The story opens up with Shepard just sitting around, waiting for the Reapers to do something, because planning ahead is for dorks apparently. Once those synthetic bullies start pouring out of Mass Relays and attacking every single world in the galaxy it’s up to the player to rally a team and stop them! This might sound familiar, and thats because it’s the plot from Mass Effect 2. This time around you don’t recruit squad members, as you do entire species to rally their fleets against the Reaper invasion. Loyalty missions are replaced with a War Readiness bar that slowly fills up as you gain new allies and pay EA for multiplayer booster packs. You might meet a lot of familiar faces on your adventure (granted you imported a previous character, but hey don’t worry this is totally still just as great for newcomers!), none of which will help you out because they have laundry to do or cats to feed. Much like Mass Effect 2, almost all your allies from the previous game couldn’t care less about helping you out. It seems those loyalty missions where you solved every ones laundry list of daddy issues weren't enough to really cement your friendships - and you know they really gotta hang around this med bay all day long cause thats pretty important. Early on you find out the Protheans left plans lying around for this device that sorta-kinda might kill the Reapears, but no one is sure exactly. but what the hell we’ll build it anyway. The rest of the game is spent rallying allies as various races work around the clock to build The Crucible, your last ditch effort of stopping the Reapers, even if this thing turns out to be a gigantic Prothean microwave.

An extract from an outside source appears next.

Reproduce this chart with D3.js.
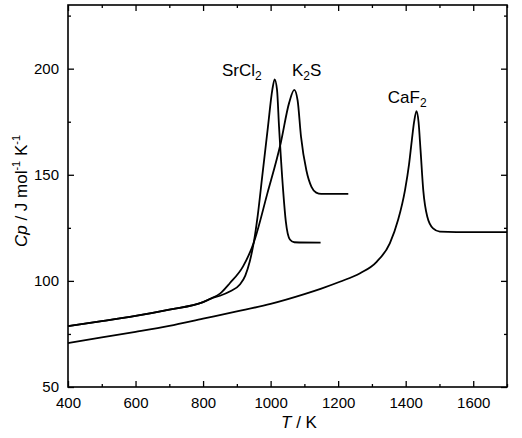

Not many changes have been made to the way you play Mass Effect. You still have your two squad members to back you up in all encounters. The variety of squadmates is significantly lower but you can get a cool Prothean buddy if you pay for some extra DLC right out the gate. This obviously wasn’t something cut from the main game because Protheans, the believed to be centuries old extinct race that built the Mass Relays and the citadel, don’t really have much influence on the overall narrative of the game. Despite the promised balancing between RPG and action this new installment keeps leaning even further in favor of shooting things up rather than talking things out. Sidequests have been downgraded to literally overhearing people talking on their space-iphones and getting their boring fetch quests automatically added to the still largely defunct quest log. Hey I overheard you talking about needing more apples so I went out to space and scanned a planet to bring you these apples, no you didn’t ask me to do this but here they are, so how about those Reapers they sure are murdering us by the millions huh?? Say goodbye to planet scanning for resources, and say hello to planet scanning for sidequests. Almost all of the side activities boil down to going to a specific planet, scanning it and finding a lost artifact or some old Cracked magazines. The inventory system remains largely identical to the previous title except now Bioware has thrown some of you RPG enthusiasts a bone and you can install upgrades to your guns while comparing bar graphs of damage output to ammo capacity. Even this is pretty hands off as you can install a heatsink level 1 or a heatsink level 2 which just works better - as a matter of fact when you pick up these upgrades that are just casually strewn across the battlefield they’ll automatically replace the previous level upgrade on your gun so you don’t even have to visit that workbench that often. All in all this is still Mass Effect and it plays like Mass Effect. The shooting is a little tighter and some powers got beefed up so Adepts aren’t completely useless, but if you played the last game and enjoyed it then you’ll feel right at home here.
A brilliant new mechanic that is introduced in Mass Effect 3 is the inclusion of multiplayer that has a direct influence on your single player campaign. Throughout the story Shepard will visit evil Cerberus hideouts where you accomplish some vague objective along the lines of “kill all these doods and press that button” in order to gain a foothold in that location. Once the area is secure you leave troops behind as Shepard whisks away to some other important task like finding heat sinks for some guy you overheard on the Citadel. This is where the online kicks in - you take on the role of those troops left behind to fend off reoccuring Cerberus attacks. Without going into much detail you play through 10 waves of a 4 player coop horde mode to raise the readiness bar in your single player campaign. You level up and gain weapons and if you want things now, now, now you can purchase booster packs for real money. There are no hats to buy like Team Fortress 2 but fear not as these packs are just as useless seeing as theres no way to know what you’ll get and very often items will repeat with no way of selling them. You might spend quite a bundle getting shotgun after shotgun for your character that specializes in sniper rifles and theres absolutely no way to break those shotguns down, trade or sell them. Thank you for your Microsoft points and come again, we have plenty more shotguns for you to purchase.
When all is said and done this is just another Mass Effect game. Despite all the hype it certainly doesn’t feel like the end all and be all for an overarching trilogy. Depending on who you ask, Bioware either watered down and beefed up the right elements or vice versa. If you liked shooting aliens in the face and throwing space-magic-missiles then this is still the game for you. If you were raging hard because Bioware took out the inventory system and watered down the RPG elements then that stuff is still taking a backseat to all the action, sorry. I’ll omit discussion of the ending as some people are livid enough to come up with doctorate level papers on how it was all just a Kefka’esque dream sequence and the true ending is still on the way. While not the strongest entry in the series, Mass Effect 3 does right by letting you talk to aliens in space, shoot aliens in space, and kindle sexy alien space relationships that result in awkward sex scenes eerily reminiscent of Star Wars fanfics. If you enjoyed the previous two games it would be ridiculous to not see the story through to the end, no matter how messed up and stupid that end might prove to be.